JLS Consulting director John Strickland agrees that the airline needs to pursue commercial strategies that will attract customers, but also kick-start profitability. He advises a three-fold approach: cutting losses; improving the company's focus; and retaining and building the motivation of staff. The latter is high on Majali's ‘to do' list. Aside from executing a profit-making business strategy, Majali concedes that his biggest challenge will be to engage with the airline's huge workforce. "I came to this job on my own. I don't have a whole management team with me and it will take some time to disengage from the old way of working, but the staff need to believe in their leader.
"It is not a case of abracadabra and things will change. It is a big company with a lot of inertia, but there are also people here that have lots of ideas that have never been aired. If you get management involved in the formulation of the strategy, it means you get buy-in and you have the ownership to carry something forward."

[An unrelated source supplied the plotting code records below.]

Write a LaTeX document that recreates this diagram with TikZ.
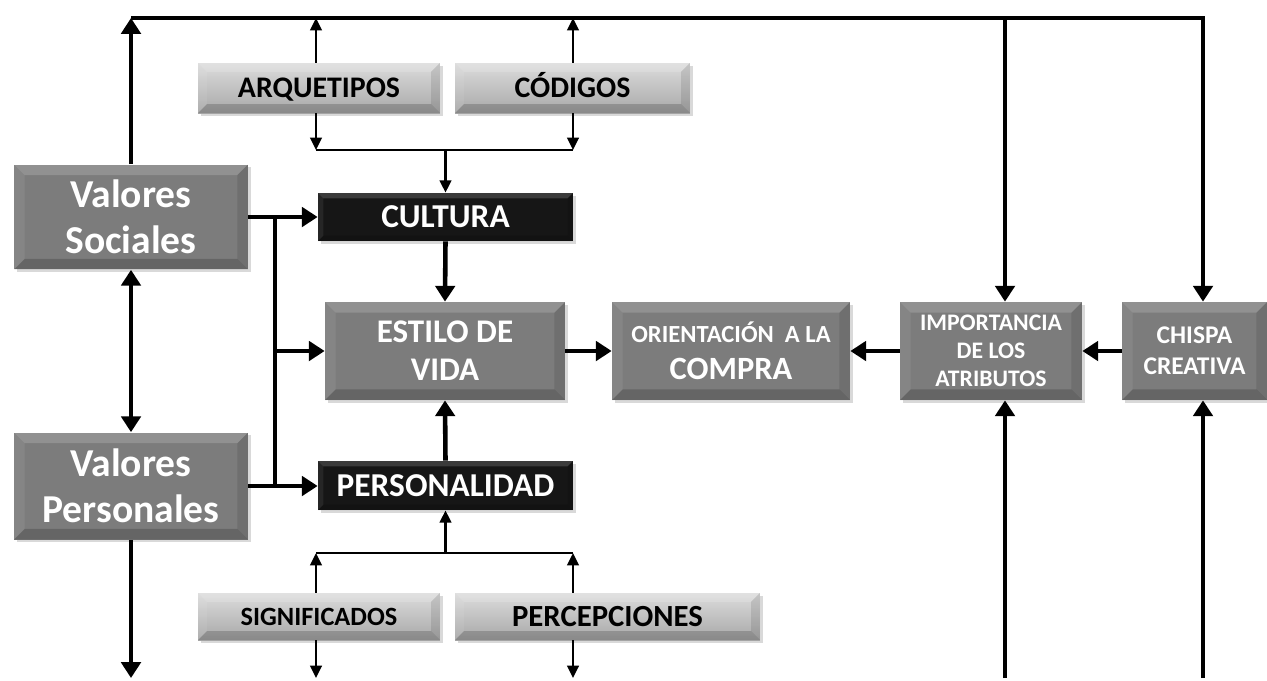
\documentclass[tikz,border=0pt]{standalone}
\usepackage{fontspec}
\setmainfont{Carlito}
\usetikzlibrary{arrows.meta,shadows}
\definecolor{grisbox}{HTML}{7C7C7C}
\definecolor{grisclaro}{HTML}{DCDCDC}
\definecolor{grisoscuro}{HTML}{A8A8A8}
\definecolor{negrobox}{HTML}{161616}
\newcommand{\tam}[2]{\bfseries\fontsize{#1}{#2}\selectfont}
\tikzset{
  bevel/.style={path picture={
    \fill[white,opacity=.16] (path picture bounding box.north west) -- (path picture bounding box.north east)
      -- ([shift={(-#1,-#1)}]path picture bounding box.north east) -- ([shift={(#1,-#1)}]path picture bounding box.north west) -- cycle;
    \fill[white,opacity=.07] (path picture bounding box.north west) -- (path picture bounding box.south west)
      -- ([shift={(#1,#1)}]path picture bounding box.south west) -- ([shift={(#1,-#1)}]path picture bounding box.north west) -- cycle;
    \fill[black,opacity=.10] (path picture bounding box.north east) -- (path picture bounding box.south east)
      -- ([shift={(-#1,#1)}]path picture bounding box.south east) -- ([shift={(-#1,-#1)}]path picture bounding box.north east) -- cycle;
    \fill[black,opacity=.18] (path picture bounding box.south west) -- (path picture bounding box.south east)
      -- ([shift={(-#1,#1)}]path picture bounding box.south east) -- ([shift={(#1,#1)}]path picture bounding box.south west) -- cycle;
  }},
  bevel/.default=6pt,
  caja/.style={inner sep=0pt, align=center, text=white,
    drop shadow={shadow xshift=1.5pt, shadow yshift=-1.5pt, opacity=.3}},
  unalinea/.style={text height=#1, text depth=0pt},
  gris/.style={caja, fill=grisbox, bevel},
  negra/.style={caja, fill=negrobox, bevel=3pt},
  clara/.style={caja, text=black, top color=grisclaro, bottom color=grisoscuro, bevel=5pt},
  flecha/.style={-{Triangle[width=11pt,length=9pt]}, line width=2.6pt},
  flechita/.style={-{Triangle[width=6.5pt,length=7pt]}, line width=1.6pt},
  linea/.style={line width=1.6pt}
}
\begin{document}
\begin{tikzpicture}[x=0.02cm,y=-0.02cm]
\useasboundingbox (0,0) rectangle (1267,680);

% cajas grises
\node[gris, minimum width=4.68cm, minimum height=2.1cm, font=\tam{22.5}{26}] (vsoc) at (131,217)
  {Valores\\Sociales};
\node[gris, minimum width=4.68cm, minimum height=2.14cm, font=\tam{22.5}{26}] (vper) at (131,486)
  {Valores\\Personales};
\node[gris, minimum width=4.8cm, minimum height=1.96cm, font=\tam{18.8}{21.5}] (est) at (445,351)
  {ESTILO DE\\VIDA};
\node[gris, minimum width=4.76cm, minimum height=1.96cm, font=\tam{14}{21}] (ori) at (731,351)
  {ORIENTACIÓN~~A LA\\{\tam{18.5}{21}COMPRA}};
\node[gris, minimum width=3.64cm, minimum height=1.96cm, font=\tam{13.5}{16}] (imp) at (991,351)
  {IMPORTANCIA\\DE LOS\\ATRIBUTOS};
\node[gris, minimum width=2.9cm, minimum height=1.96cm, font=\tam{14.5}{17.6}] (chi) at (1194.5,351)
  {CHISPA\\CREATIVA};

% cajas negras
\node[negra, unalinea=12.2pt, minimum width=5.1cm, minimum height=0.96cm, font=\tam{19}{21}] (cult) at (445.5,217)
  {CULTURA};
\node[negra, unalinea=12.2pt, minimum width=5.1cm, minimum height=0.98cm, font=\tam{19}{21}] (pers) at (445.5,485.5)
  {PERSONALIDAD};

% cajas claras
\node[clara, unalinea=11pt, minimum width=4.84cm, minimum height=1.0cm, font=\tam{17}{19}] (arq) at (319,88)
  {ARQUETIPOS};
\node[clara, unalinea=11pt, minimum width=4.7cm, minimum height=1.0cm, font=\tam{17}{19}] (cod) at (572.5,88)
  {CÓDIGOS};
\node[clara, unalinea=9.7pt, minimum width=4.84cm, minimum height=0.94cm, font=\tam{15}{17}] (sig) at (319,616.5)
  {SIGNIFICADOS};
\node[clara, unalinea=11.3pt, minimum width=6.1cm, minimum height=0.94cm, font=\tam{17.5}{19}] (per) at (607.5,616.5)
  {PERCEPCIONES};

% puntos de apoyo
\coordinate (ti) at (131,18);
\coordinate (td) at (1203,18);
\coordinate (tm) at (1005,18);
\coordinate (bus) at (275,0);
\coordinate (ka) at (316,150);
\coordinate (kc) at (573,150);
\coordinate (ks) at (316,553);
\coordinate (kp) at (573,553);
\coordinate (bv) at (128,678);
\coordinate (bs) at (316,678);
\coordinate (bp) at (573,678);
\coordinate (bm) at (1005,678);
\coordinate (bd) at (1203,678);

% linea superior
\draw[flecha] (ti) -- (td) -- (td |- chi.north);
\draw[flecha] (tm) -- (tm |- imp.north);
\draw[flecha] (vsoc.north) -- (ti);
\draw[flecha] (bm) -- (bm |- imp.south);
\draw[flecha] (bd) -- (bd |- chi.south);

% valores
\draw[{Triangle[width=11pt,length=9pt]}-{Triangle[width=11pt,length=9pt]}, line width=2.6pt]
  (vsoc.south) -- (vper.north);
\draw[flecha] (vper.south) -- (vper.south |- bv);
\draw[line width=2.6pt] (vsoc.east -| bus) -- (vper.east -| bus);
\draw[flecha] (vsoc.east) -- (vsoc.east -| cult.west);
\draw[flecha] (vper.east) -- (vper.east -| pers.west);
\draw[flecha] (bus |- est.west) -- (est.west);

% centro
\draw[flecha] (cult.south) -- (est.north);
\draw[flecha] (pers.north) -- (est.south);
\draw[flecha] (est.east) -- (ori.west);
\draw[flecha] (imp.west) -- (ori.east);
\draw[flecha] (chi.west) -- (imp.east);

% arquetipos y codigos
\draw[flechita] (ka |- arq.north) -- (ka |- ti);
\draw[flechita] (kc |- cod.north) -- (kc |- ti);
\draw[flechita] (ka |- arq.south) -- (ka);
\draw[flechita] (kc |- cod.south) -- (kc);
\draw[linea] (ka) -- (kc);
\draw[flechita] (ka -| cult.north) -- (cult.north);

% significados y percepciones
\draw[flechita] (ks |- sig.north) -- (ks);
\draw[flechita] (kp |- per.north) -- (kp);
\draw[linea] (ks) -- (kp);
\draw[flechita] (ks -| pers.south) -- (pers.south);
\draw[flechita] (bs |- sig.south) -- (bs);
\draw[flechita] (bp |- per.south) -- (bp);

\end{tikzpicture}
\end{document}
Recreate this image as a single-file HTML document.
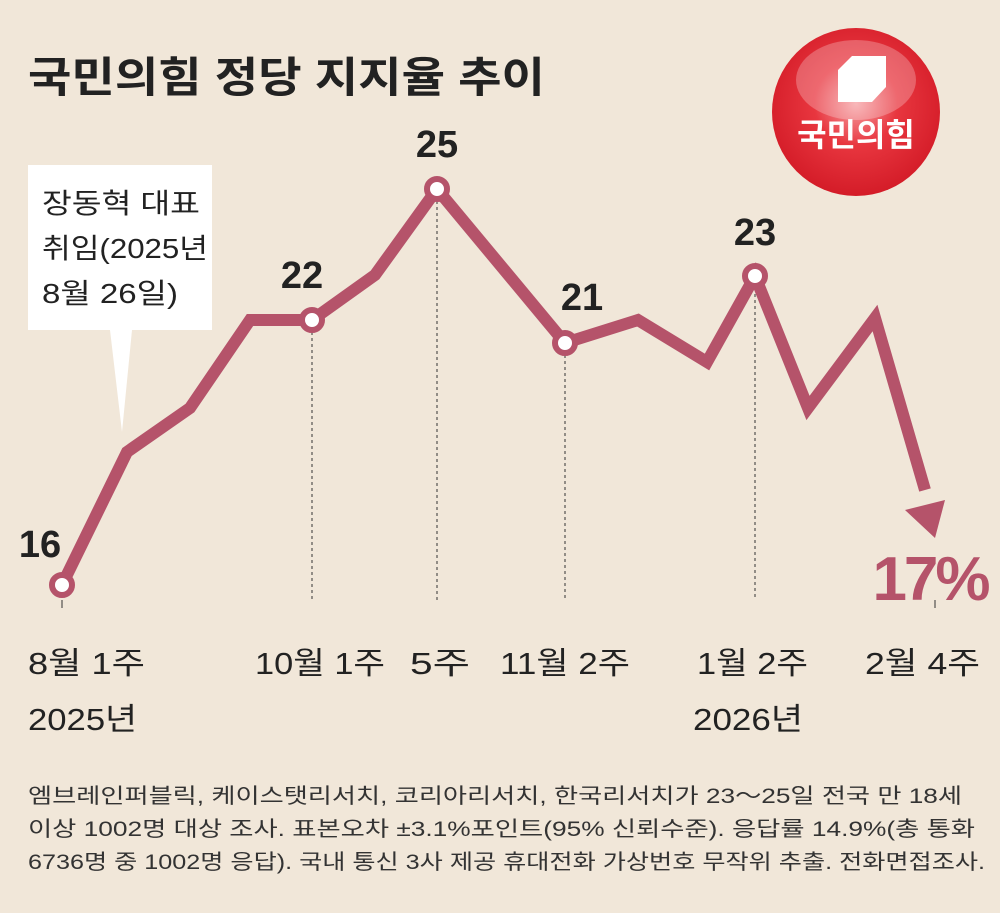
<!DOCTYPE html>
<html><head><meta charset="utf-8"><style>
body{margin:0;background:#f1e7d9;}
svg{display:block;font-family:"Liberation Sans","Noto Sans CJK KR",sans-serif;}
</style></head><body>
<svg width="1000" height="913" viewBox="0 0 1000 913">
<defs>
<radialGradient id="rg" cx="50%" cy="45%" r="55%">
<stop offset="0" stop-color="#f6a0a3"/><stop offset="0.45" stop-color="#e8363f"/><stop offset="1" stop-color="#d41c28"/>
</radialGradient>
</defs>
<rect width="1000" height="913" fill="#f1e7d9"/>
<text x="28" y="92" font-size="42" font-weight="bold" fill="#222" textLength="517" lengthAdjust="spacingAndGlyphs">국민의힘 정당 지지율 추이</text>
<circle cx="856" cy="112" r="84" fill="url(#rg)"/>
<ellipse cx="856" cy="80" rx="60" ry="40" fill="#fff" opacity="0.25"/>
<polygon points="852,56 886,56 886,87 872,102 838,102 838,70" fill="#fff"/>
<text x="856" y="146" font-size="32" font-weight="bold" fill="#fff" text-anchor="middle">국민의힘</text>
<g stroke="#333" stroke-width="1" stroke-dasharray="3,3">
<line x1="312" y1="320" x2="312" y2="600"/><line x1="437" y1="189" x2="437" y2="600"/>
<line x1="565" y1="343" x2="565" y2="600"/><line x1="755" y1="276" x2="755" y2="600"/>
</g>
<line x1="62" y1="600" x2="62" y2="608" stroke="#333"/><line x1="935" y1="600" x2="935" y2="608" stroke="#333"/>
<polygon points="28,165 212,165 212,330 132,330 122,432 110,330 28,330" fill="#fff"/>
<g font-size="28" fill="#222">
<text x="42" y="213" textLength="158" lengthAdjust="spacingAndGlyphs">장동혁 대표</text>
<text x="42" y="258" textLength="166" lengthAdjust="spacingAndGlyphs">취임(2025년</text>
<text x="42" y="303" textLength="136" lengthAdjust="spacingAndGlyphs">8월 26일)</text>
</g>
<polyline points="62,585 127,452 190,408 250,320 312,320 375,275 437,189 565,343 638,320 707,362 755,276 808,408 875,318 925,490" fill="none" stroke="#b5536a" stroke-width="12" stroke-linejoin="miter"/>
<polygon points="905,510 945,500 935,538" fill="#b5536a"/>
<g fill="#fff" stroke="#b5536a" stroke-width="6">
<circle cx="62" cy="585" r="10"/><circle cx="312" cy="320" r="10"/><circle cx="437" cy="189" r="10"/><circle cx="565" cy="343" r="10"/><circle cx="755" cy="276" r="10"/>
</g>
<g font-size="38" font-weight="bold" fill="#222" text-anchor="middle">
<text x="40" y="557">16</text><text x="302" y="288">22</text><text x="437" y="157">25</text><text x="582" y="310">21</text><text x="755" y="245">23</text>
</g>
<text x="930" y="600" font-size="62" font-weight="bold" fill="#b5536a" text-anchor="middle" letter-spacing="-3">17%</text>
<g font-size="31" fill="#222">
<text x="28" y="674" textLength="117" lengthAdjust="spacingAndGlyphs">8월 1주</text>
<text x="28" y="730" textLength="109" lengthAdjust="spacingAndGlyphs">2025년</text>
<text x="255" y="674" textLength="130" lengthAdjust="spacingAndGlyphs">10월 1주</text>
<text x="410" y="674" textLength="60" lengthAdjust="spacingAndGlyphs">5주</text>
<text x="500" y="674" textLength="130" lengthAdjust="spacingAndGlyphs">11월 2주</text>
<text x="697" y="674" textLength="111" lengthAdjust="spacingAndGlyphs">1월 2주</text>
<text x="693" y="730" textLength="110" lengthAdjust="spacingAndGlyphs">2026년</text>
<text x="865" y="674" textLength="115" lengthAdjust="spacingAndGlyphs">2월 4주</text>
</g>
<g font-size="21" fill="#333">
<text x="28" y="803" textLength="934" lengthAdjust="spacingAndGlyphs">엠브레인퍼블릭, 케이스탯리서치, 코리아리서치, 한국리서치가 23～25일 전국 만 18세</text>
<text x="28" y="836" textLength="947" lengthAdjust="spacingAndGlyphs">이상 1002명 대상 조사. 표본오차 ±3.1%포인트(95% 신뢰수준). 응답률 14.9%(총 통화</text>
<text x="28" y="869" textLength="957" lengthAdjust="spacingAndGlyphs">6736명 중 1002명 응답). 국내 통신 3사 제공 휴대전화 가상번호 무작위 추출. 전화면접조사.</text>
</g>
</svg>
</body></html>
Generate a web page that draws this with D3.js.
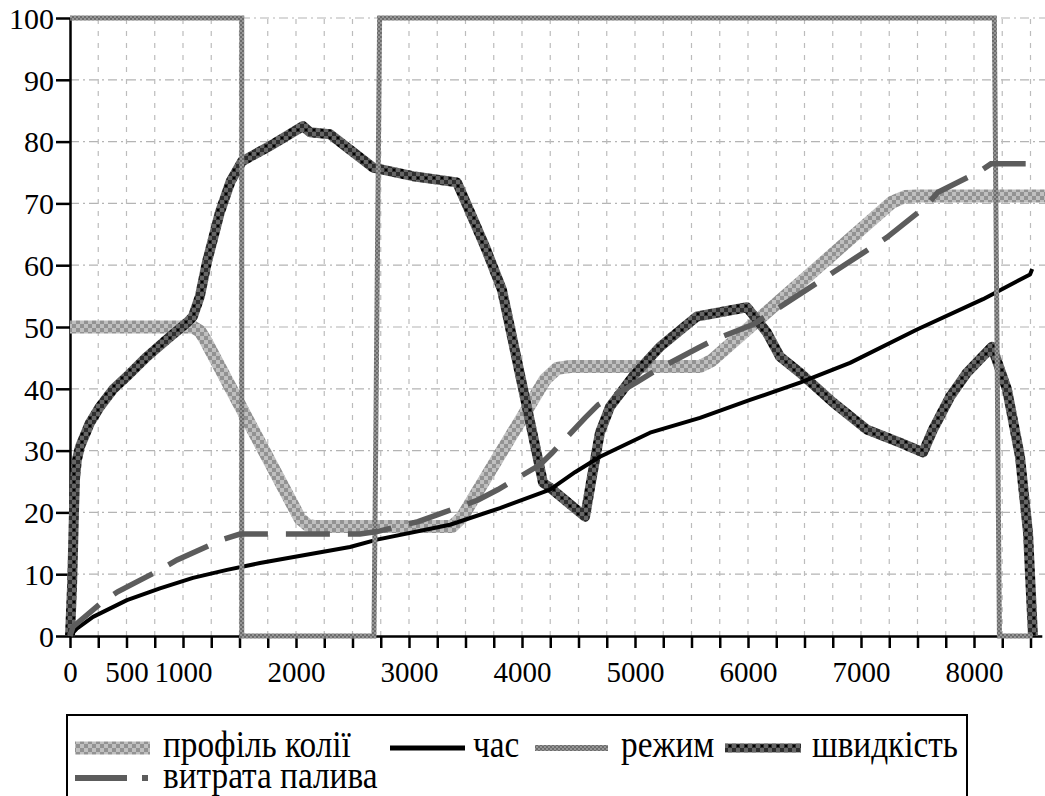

However, Majali is preparing himself for every eventuality. "If after a while, I find certain people not working out then my strategy will change. Altering the mindset of the staff could take a long time - maybe even a generation - so we have to ask them to give more than 100%. The fact remains that we are not doing well and a superhuman effort is required to turn this business around."
Ahmed agrees that one of the CEO's biggest challenges will be administering a cultural change, but the industry is confident of Majali's abilities. "Convincing people to change their working attitudes, which have now existed for number of years, is a very difficult task to accomplish. But Majali has solid experience.
"Gulf Air is somewhat different to Royal Jordanian, but he is known for pushing boundaries and we anticipate some innovative changes ahead."